Insight: Bat ultrasounds and music composition in Stuart Hyatt’s Field Works ‘Ultrasonic’
Bats are one of the most intriguing of mammals species, with their ability to fly thanks to their membranous wings and communicating by ultrasounds that work as well as a sort of air sonars or radars for geolocation. They have been the target of all sorts of myths and romanticised or feared by writers in literature.
More recently, they have been at the centre of negative attention in the media, due to the not-proved hypothesis of being a possible animal host through which COVID-19 jumped species to infect humans. Even becoming the unfortunate cover of an even worse titled compilation of essays put together during the first months of the current coronavirus pandemic.
Bats can be found in almost all parts of the world inhabiting a variety of landscapes or habitats throughout the year as they feed, roost and travel, seeking daytime retreats such as caves, rock crevices, old buildings, bridges, mines, and trees. Many bat species around the world are vulnerable or endangered because of loss and fragmentation of habitat, diminished food supply, destruction of roosts, disease and hunting or directly killings.
It’s gratifying to see initiatives such as the recently published album by Stuart Hyatt under his Field Works series, Ultrasonic (Temporary Residence Ltd). An album created from recordings of a rare, endangered bat subspecies found only in rural Indiana, where Hyatt lives. Ultrasonic is perhaps the first-ever album to use the echolocations of bats as compositional source material. Hyatt has spent the last decade working with field recordings and arranging them into uniquely site-responsive music. Working under the FieldWorks name, Hyatt has assembled a remarkable cast of contributing artists to create new music from his samples and soundscapes; each Field Works release tells evocative stories about unique places and is typically paired with visual art, installations, books, and site-based performances.
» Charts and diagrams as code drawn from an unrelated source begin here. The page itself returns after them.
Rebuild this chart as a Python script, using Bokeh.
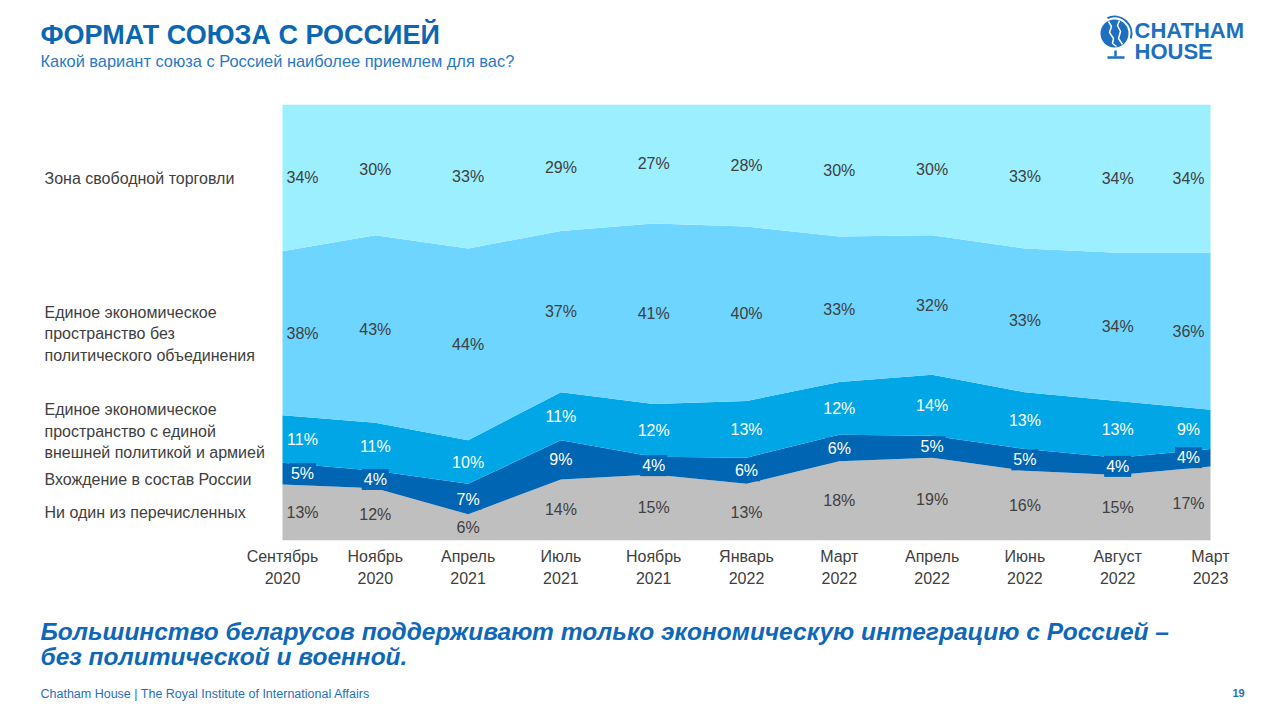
from bokeh.plotting import figure
from bokeh.models import FixedTicker, ColumnDataSource, Range1d
from bokeh.layouts import column
from bokeh.embed import file_html
from bokeh.resources import INLINE
from bokeh.core.properties import value
import numpy as np

# ---- data ----
periods = ["Сентябрь\n2020", "Ноябрь\n2020", "Апрель\n2021", "Июль\n2021", "Ноябрь\n2021",
           "Январь\n2022", "Март\n2022", "Апрель\n2022", "Июнь\n2022", "Август\n2022", "Март\n2023"]
none_of = [13, 12, 6, 14, 15, 13, 18, 19, 16, 15, 17]
join_russia = [5, 4, 7, 9, 4, 6, 6, 5, 5, 4, 4]
ees_army = [11, 11, 10, 11, 12, 13, 12, 14, 13, 13, 9]
ees_nopol = [38, 43, 44, 37, 41, 40, 33, 32, 33, 34, 36]
free_trade = [34, 30, 33, 29, 27, 28, 30, 30, 33, 34, 34]
series_names = [
    ["Ни один из перечисленных"],
    ["Вхождение в состав России"],
    ["Единое экономическое", "пространство с единой", "внешней политикой и армией"],
    ["Единое экономическое", "пространство без", "политического объединения"],
    ["Зона свободной торговли"],
]

FONT = "Liberation Sans"
colors = ["#BFBFBF", "#0066B3", "#00A6E6", "#6DD5FF", "#9BEFFF"]
text_colors = ["#404040", "#FFFFFF", "#FFFFFF", "#404040", "#404040"]
BLUE = "#0B67B2"
LOGO = "#1F6FC0"

W, H = 1280, 720
PL, PR, PT, PB = 282, 1210, 104, 540   # plot frame in page pixels
AXIS_BOTTOM = 600

series = [none_of, join_russia, ees_army, ees_nopol, free_trade]
arr = np.array(series, dtype=float)
shares = arr / arr.sum(axis=0) * 100.0
cum = np.cumsum(shares, axis=0)
x = np.arange(len(periods))
n = len(periods) - 1
ux = (PR - PL) / n          # px per x unit
uy = (PB - PT) / 100.0      # px per percent

def fx(X):  # page px -> x data
    return (X - PL) / ux

def fy(Y):  # page px -> y data
    return (PB - Y) / uy

def blank(fig):
    fig.outline_line_color = None
    fig.grid.visible = False
    fig.axis.visible = False
    fig.background_fill_color = "white"
    fig.border_fill_color = "white"
    return fig

# ---------- top strip ----------
top = blank(figure(width=W, height=PT, output_backend="svg", toolbar_location=None,
                   x_range=Range1d(0, W), y_range=Range1d(PT, 0), title=None,
                   min_border=0, x_axis_location=None, y_axis_location=None))

def ttext(fig, X, Y, txt, size, color, style="normal", align="left"):
    fig.text(x=[X], y=[Y], text=[txt], text_font=value(FONT), text_font_size=size,
             text_color=color, text_font_style=style, text_align=align, text_baseline="middle")

ttext(top, 40, 34, "ФОРМАТ СОЮЗА С РОССИЕЙ", "27px", BLUE, "bold")
ttext(top, 40, 60, "Какой вариант союза с Россией наиболее приемлем для вас?", "16.4px", "#2A78C6")
ttext(top, 1134, 30, "CHATHAM", "22px", LOGO, "bold")
ttext(top, 1134, 51, "HOUSE", "22px", LOGO, "bold")
# globe logo
top.scatter(x=[1114], y=[33], size=28, marker="circle", fill_color=LOGO, line_color=None)
top.line(x=[1108, 1111, 1109, 1113, 1112, 1116], y=[21, 26, 32, 38, 43, 46], line_color="white", line_width=1.5)
top.line(x=[1119, 1117, 1120, 1118, 1122], y=[20, 25, 31, 38, 44], line_color="white", line_width=1.5)
top.arc(x=[1114], y=[33], radius=17, start_angle=-0.3, end_angle=2.0, direction="anticlock",
        line_color=LOGO, line_width=2)
top.line(x=[1115, 1115], y=[50, 56], line_color=LOGO, line_width=2.5)
top.line(x=[1107, 1124], y=[57, 57], line_color=LOGO, line_width=2.5)

# ---------- main chart ----------
p = figure(width=W, height=AXIS_BOTTOM - PT, output_backend="svg", toolbar_location=None,
           x_range=Range1d(fx(0), fx(W)), y_range=Range1d(0, 100),
           y_axis_location=None, title=None,
           min_border_left=0, min_border_right=0, min_border_top=0,
           min_border_bottom=AXIS_BOTTOM - PB)
p.outline_line_color = None
p.grid.visible = False
p.background_fill_color = "white"
p.border_fill_color = "white"

for k in range(len(series)):
    lower = cum[k - 1] if k > 0 else np.zeros(len(x))
    p.varea(x=x, y1=lower, y2=cum[k], fill_color=colors[k])

offsets = [0.0] * len(x)
offsets[0] = 20
offsets[-1] = -22
for k in range(len(series)):
    lower = cum[k - 1] if k > 0 else np.zeros(len(x))
    mid = (lower + cum[k]) / 2
    src = ColumnDataSource(dict(x=x, y=mid, t=[f"{v}%" for v in series[k]], xo=offsets))
    kw = {}
    if k == 1:
        kw = dict(background_fill_color=colors[1], padding=2)
    p.text(x="x", y="y", text="t", x_offset="xo", source=src, text_align="center",
           text_baseline="middle", text_font_size="16px", text_color=text_colors[k],
           text_font=value(FONT), **kw)

# legend text on the left
legend_y = [[512], [479], [409, 431, 452], [312, 333, 355], [178]]
for names, ys in zip(series_names, legend_y):
    for nm, yy in zip(names, ys):
        p.text(x=[fx(44)], y=[fy(yy)], text=[nm], text_font=value(FONT), text_font_size="16px",
               text_color="#404040", text_align="left", text_baseline="middle")

ax = p.xaxis[0]
ax.ticker = FixedTicker(ticks=list(range(len(periods))))
ax.major_label_overrides = {i: periods[i] for i in range(len(periods))}
ax.major_tick_line_color = None
ax.minor_tick_line_color = None
ax.axis_line_color = None
ax.major_label_standoff = 1
ax.major_label_text_font_size = "16px"
ax.major_label_text_line_height = 1.35
ax.major_label_text_color = "#404040"
ax.major_label_text_font = FONT

# ---------- bottom strip ----------
bot = blank(figure(width=W, height=H - AXIS_BOTTOM, output_backend="svg", toolbar_location=None,
                   x_range=Range1d(0, W), y_range=Range1d(H, AXIS_BOTTOM), title=None,
                   min_border=0, x_axis_location=None, y_axis_location=None))
ttext(bot, 40, 631, "Большинство беларусов поддерживают только экономическую интеграцию с Россией –",
      "24.5px", "#0F67B8", "bold italic")
ttext(bot, 40, 656, "без политической и военной.", "24.5px", "#0F67B8", "bold italic")
ttext(bot, 40, 693, "Chatham House  |  The Royal Institute of International Affairs", "12.5px", LOGO)
ttext(bot, 1238, 692, "19", "11px", LOGO, "bold", "center")

layout = column(top, p, bot, spacing=0)
open("out.html", "w").write(file_html(layout, INLINE))
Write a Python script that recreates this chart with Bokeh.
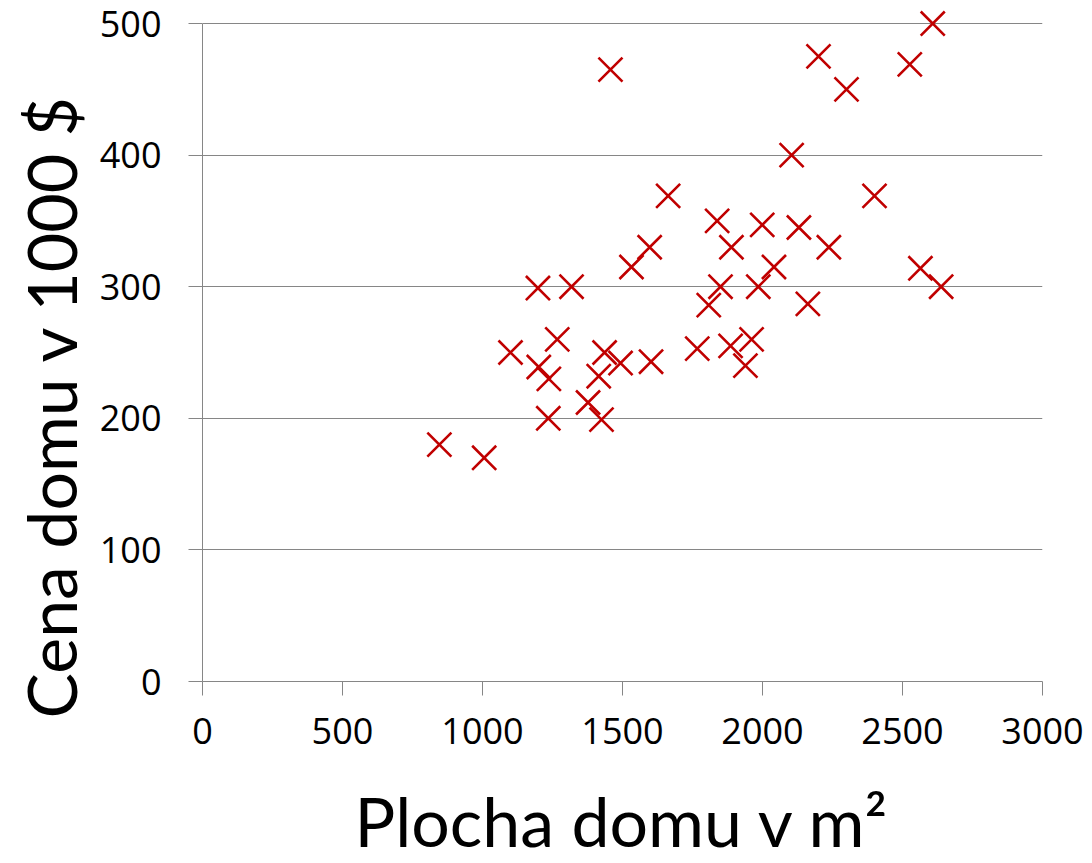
from bokeh.plotting import figure
from bokeh.models import Range1d, FixedTicker, Title
from bokeh.embed import file_html
from bokeh.resources import INLINE

plocha = [846, 1006, 1100, 1198, 1201, 1237, 1235, 1267, 1318, 1377, 1415, 1425,
          1436, 1457, 1493, 1532, 1597, 1602, 1663, 1767, 1808, 1838, 1850, 1889,
          1886, 1961, 1939, 1985, 1999, 2041, 2104, 2130, 2162, 2200, 2237, 2300,
          2400, 2526, 2564, 2608, 2638]
cena = [180, 170, 250, 299, 239, 230, 200, 260, 300, 212, 232, 199,
        250, 465, 242, 315, 330, 243, 369, 253, 286, 350, 300, 330,
        255, 260, 240, 300, 347, 315, 400, 345, 287, 475, 330, 450,
        369, 469, 314, 500, 300]

x_ticks = [0, 500, 1000, 1500, 2000, 2500, 3000]
y_ticks = [0, 100, 200, 300, 400, 500]

TICK_FONT = "Open Sans"
TITLE_FONT = "Lato"
GRAY = "#868686"

p = figure(width=1092, height=863, output_backend="svg", toolbar_location=None,
           x_range=Range1d(0, 3000), y_range=Range1d(0, 517.5),
           min_border_left=202, min_border_right=50, min_border_top=0,
           min_border_bottom=182)
p.outline_line_color = None
p.background_fill_color = "white"
p.border_fill_color = "white"

p.xgrid.visible = False
p.ygrid.ticker = FixedTicker(ticks=y_ticks)
p.ygrid.grid_line_color = GRAY
p.ygrid.grid_line_width = 1

p.xaxis.ticker = FixedTicker(ticks=x_ticks)
p.yaxis.ticker = FixedTicker(ticks=y_ticks)
p.yaxis.bounds = (0, 500)
for ax in (p.xaxis, p.yaxis):
    ax.axis_line_color = GRAY
    ax.major_tick_line_color = GRAY
    ax.major_tick_out = 14
    ax.major_tick_in = 0
    ax.minor_tick_line_color = None
    ax.major_label_text_font = TICK_FONT
    ax.major_label_text_font_size = "36px"
    ax.major_label_text_color = "black"
    ax.axis_label_text_font = TITLE_FONT
    ax.axis_label_text_font_size = "68px"
    ax.axis_label_text_font_style = "normal"
    ax.axis_label_text_color = "black"

p.xaxis.major_label_standoff = 22
p.yaxis.major_label_standoff = 27
p.xaxis.axis_label = "Plocha domu v m²"
p.xaxis.axis_label_standoff = 33

ytitle = Title(text="Cena domu v 1000 $", align="left", offset=-37,
               text_font=TITLE_FONT, text_font_size="68px",
               text_font_style="normal", text_color="black", standoff=12)
p.add_layout(ytitle, "left")

p.scatter(plocha, cena, marker="x", size=34, line_width=2.6, line_color="#C00000")

open("out.html", "w").write(file_html(p, INLINE))
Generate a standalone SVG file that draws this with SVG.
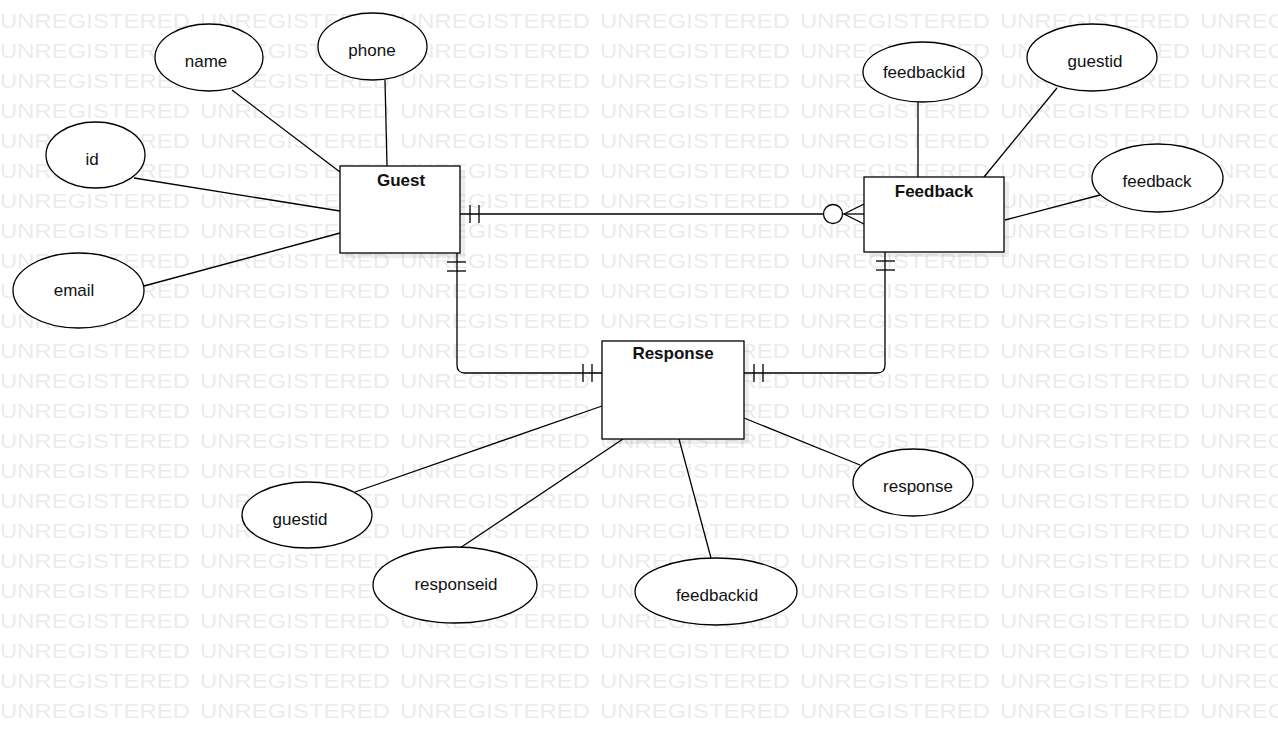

For the Ultrasonic double LP, Hyatt assembled a remarkable group of contributors: Eluvium, Christina Vantzou, Sarah Davachi, Ben Lukas Boysen, Machinefabriek, Mary Lattimore, Felicia Atkinson, Noveller, Chihei Hatakeyama, John Also Bennett, Kelly Moran, Taylor Deupree, Jefre Cantu-Ledesma, Julien Marchal, and Player Piano.
The project was commissioned as a recording project by National Geographic, and t’s part of a broader storytelling project about the federally endangered Indiana bat, generously funded by the IUPUI Arts & Humanities Institute and the National Geographic Society. Every copy of the record contains an official printed booklet of The Endangered Species Act of 1973.
Hyatt comments: This may be the first instance that bat sounds have been used at this level and depth for artistic purposes. I was really trying to capture both the rhythmic and melodic qualities of their communications…All of this, of course, occurs well beyond the range of human hearing.
Humans hear in the range of 20 Hz to 20,000 Hz. (adults tap out at approx. 15,000 Hz). But bat echolocation doesn’t really get going until about 30,000 Hz! The species I was focused on, the endangered Indiana bat – aka Myotis Sodalis – vocalizes up to 70,000 kHz!
This is the first time I’ve ever recorded sounds that I couldn’t even hear while recording – akin to taking pictures of invisible people on a film camera – and then hoping they actually show up in the darkroom! I mean, the meter indicated that sounds were being captured – but there was no way to know what they were until getting back to the studio. I had to develop brand new techniques to get these sounds back into the range of human hearing, and ultimately figure out their musical qualities.